Depuis 1935, le comité de Scottsboro se charge de la défense des accusés. Les avocats de l’ILD y côtoient ceux de la NAACP. Les tensions sont palpables au sein de la défense. La NAACP accuse en effet le Parti communiste américain de vouloir avant tout recruter au sein de la communauté noire, sans se soucier vraiment du sort de cette dernière. Pour les communistes, cette affaire lie race et classe. Ils lèvent des fonds, publient des articles, entament une campagne de solidarité chez les libéraux et organisent des manifestations devant la Maison Blanche. Le président Roosevelt, sollicité, refuse de recevoir les familles des jeunes Noirs. Il ne souhaite sans doute pas heurter l’électorat démocrate sudiste, majoritairement favorable au maintien de la ségrégation.
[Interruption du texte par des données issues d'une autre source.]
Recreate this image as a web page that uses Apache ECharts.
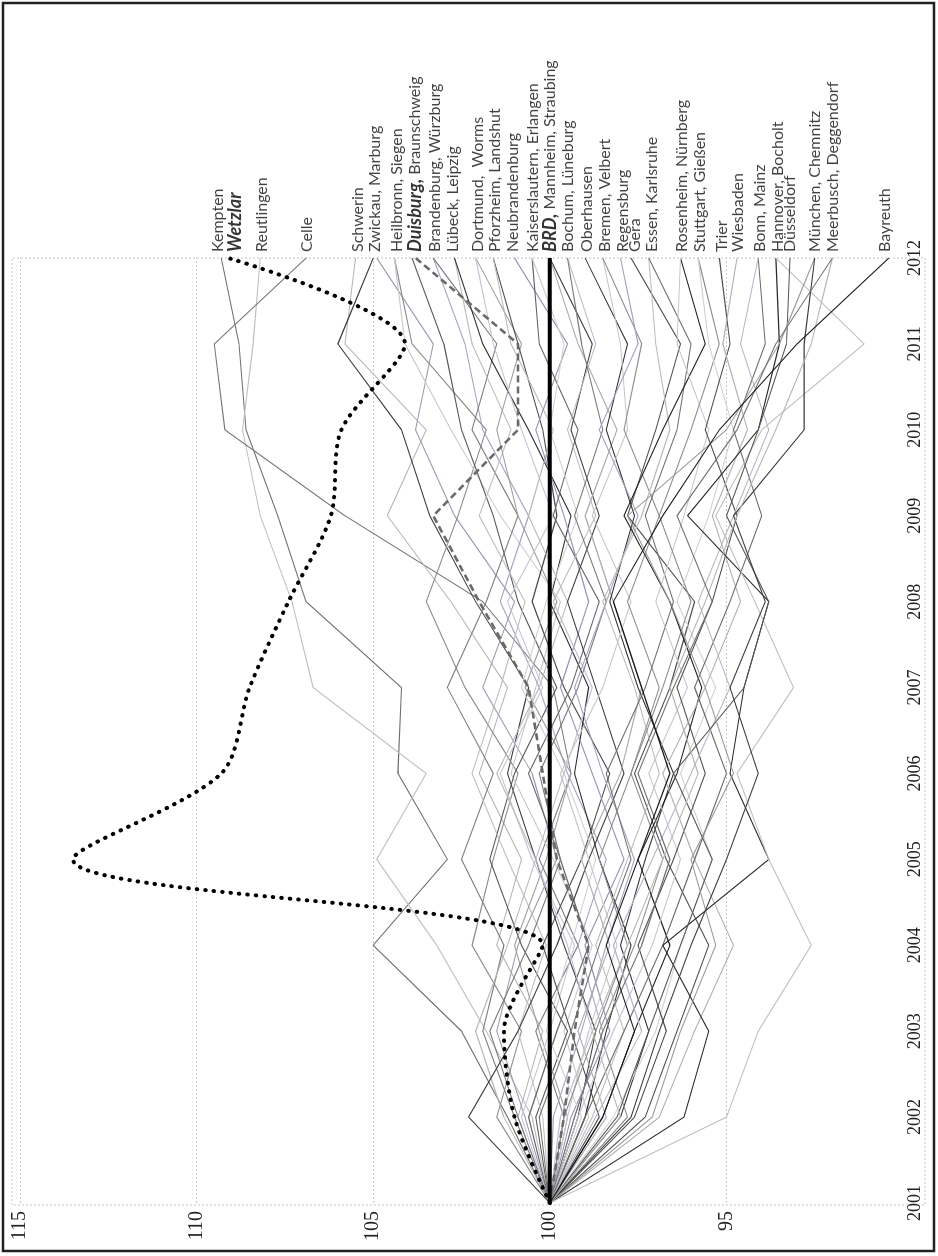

L’affaire de Scottsboro défraya la chronique judiciaire pendant près de vingt ans. Elle eut un retentissement considérable, bien au-delà des États-Unis. Les procès iniques à répétition confirmèrent à quel point la gangrène raciste rongeait le Sud où il apparaissait inconcevable de rendre la justice sereinement.
L’affaire de Scottsboro aura un impact colossal. On ne s’étonnera donc guère, dans ces conditions, que les artistes s’en soient emparés. Ainsi, la romancière Harper Lee s’en inspire vraisemblablement dans Ne tirez pas sur l’oiseau moqueur (To Kill a Mockinbird, 1961). L’histoire se situe en Alabama durant la Grande Dépression. L’avocat Atticus Finch prend la défense de Tom Robinson, habitant noir de la ville, accusé d’un viol qu’il n’a pas commis. Après une brillante plaidoirie dans laquelle il démonte les arguments des racistes, Finch est aux prises avec les tentatives d’intimidation des lyncheurs qui réclament la peau de Robinson.
Soixante-quinze ans après la scandaleuse condamnation de neuf adolescents noirs pour un viol imaginaire, la justice américaine vient de réhabiliter les trois dernières victimes de ce racisme d’État. Le racisme n’en continue pas moins de sévir dans les cours de justice américaines.